The parameter estimator command replay
can help with that. (See also this
readme)
Run the following command to see an overview of available commands.
# will print the help page for the IO trace replay command
cargo run --profile dev-release -p runtime-params-estimator -- \
replay --help
All commands aggregate the information of a trace. Either globally, per chunk, or per receipt. For example, below is the output that gives a list of RocksDB columns that were accessed and how many times, aggregated by chunk.

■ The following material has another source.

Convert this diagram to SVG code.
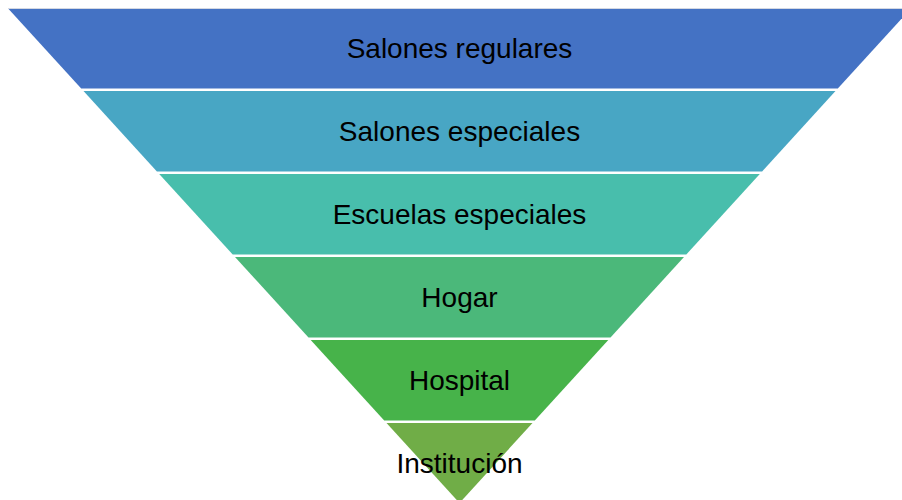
<svg xmlns="http://www.w3.org/2000/svg" width="902" height="500" viewBox="0 0 902 500">
  <style>
    .lbl { font-family: "Liberation Sans", Arial, sans-serif; font-size: 28px; fill: #000000; text-anchor: middle; }
  </style>
  <rect x="0" y="0" width="902" height="500" fill="#ffffff"/>
  <line x1="8" y1="8.5" x2="902" y2="8.5" stroke="#d3d8e3" stroke-width="1"/>
  <g id="band1">
    <polygon points="8.6,9 910.4,9 837.8,88.5 81.2,88.5" fill="#4472C4"/>
    <text class="lbl" x="459.5" y="58">Salones regulares</text>
  </g>
  <g id="band2">
    <polygon points="83.5,91 835.5,91 762.1,171.5 156.9,171.5" fill="#48A6C4"/>
    <text class="lbl" x="459.5" y="141">Salones especiales</text>
  </g>
  <g id="band3">
    <polygon points="159.2,174 759.8,174 686.3,254.5 232.7,254.5" fill="#48BEAC"/>
    <text class="lbl" x="459.5" y="224">Escuelas especiales</text>
  </g>
  <g id="band4">
    <polygon points="235,257 684,257 610.5,337.5 308.5,337.5" fill="#4BB87A"/>
    <text class="lbl" x="459.5" y="307">Hogar</text>
  </g>
  <g id="band5">
    <polygon points="310.7,340 608.3,340 534.8,420.5 384.2,420.5" fill="#47B34A"/>
    <text class="lbl" x="459.5" y="390">Hospital</text>
  </g>
  <g id="band6">
    <polygon points="386.5,423 532.5,423 459.5,503" fill="#70AD47"/>
    <text class="lbl" x="459.5" y="473">Institución</text>
  </g>
  <g id="connectors"></g>
</svg>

cargo run --profile dev-release -p runtime-params-estimator -- \
replay ./path/to/my.io_trace chunk-db-stats
apply_transactions shard_id=3 block=DajBgxTgV8NewTJBsR5sTgPhVZqaEv9xGAKVnCiMiDxV
GET 12 FlatState 4 State
apply_transactions shard_id=0 block=DajBgxTgV8NewTJBsR5sTgPhVZqaEv9xGAKVnCiMiDxV
GET 14 FlatState 8 State
apply_transactions shard_id=2 block=HTptJFZKGfmeWs7y229df6WjMQ3FGfhiqsmXnbL2tpz8
GET 2 FlatState
apply_transactions shard_id=3 block=HTptJFZKGfmeWs7y229df6WjMQ3FGfhiqsmXnbL2tpz8
GET 6 FlatState 2 State
apply_transactions shard_id=1 block=HTptJFZKGfmeWs7y229df6WjMQ3FGfhiqsmXnbL2tpz8
GET 50 FlatState 5 State
...
apply_transactions shard_id=3 block=AUcauGxisMqNmZu5Ln7LLu8Li31H1sYD7wgd7AP6nQZR
GET 17 FlatState 3 State
top-level:
GET 8854 Block 981 BlockHeader 16556 BlockHeight 59155 BlockInfo 2 BlockMerkleTree 330009 BlockMisc 1 BlockOrdinal 31924 BlockPerHeight 863 BlockRefCount 1609 BlocksToCatchup 1557 ChallengedBlocks 4 ChunkExtra 5135 ChunkHashesByHeight 128788 Chunks 35 EpochInfo 1 EpochStart 98361 FlatState 1150 HeaderHashesByHeight 8113 InvalidChunks 263 NextBlockHashes 22 OutgoingReceipts 131114 PartialChunks 1116 ProcessedBlockHeights 968698 State
SET 865 BlockHeight 1026 BlockMerkleTree 12428 BlockMisc 1636 BlockOrdinal 865 BlockPerHeight 865 BlockRefCount 3460 ChunkExtra 3446 ChunkHashesByHeight 339142 FlatState 3460 FlatStateDeltas 3460 FlatStateMisc 865 HeaderHashesByHeight 3460 IncomingReceipts 865 NextBlockHashes 3442 OutcomeIds 3442 OutgoingReceipts 863 ProcessedBlockHeights 340093 StateChanges 3460 TrieChanges
The output contains one apply_transactions
for each chunk, with the block hash
and the shard id. Then it prints one line for each DB operations observed
(GET,SET,...) together with a list of columns and an OP count.
See the top-level
output at the end? These are all the DB requests that could
not be assigned to specific chunks. The way we currently count write operations
(SET, UPDATE_RC) they are never assigned to a specific chunk and instead only
show up in the top-level list. Clearly, there is some room for improvement here.
So far we simply haven't worried about RocksDB write performance so the tooling
to debug write performance is naturally lacking.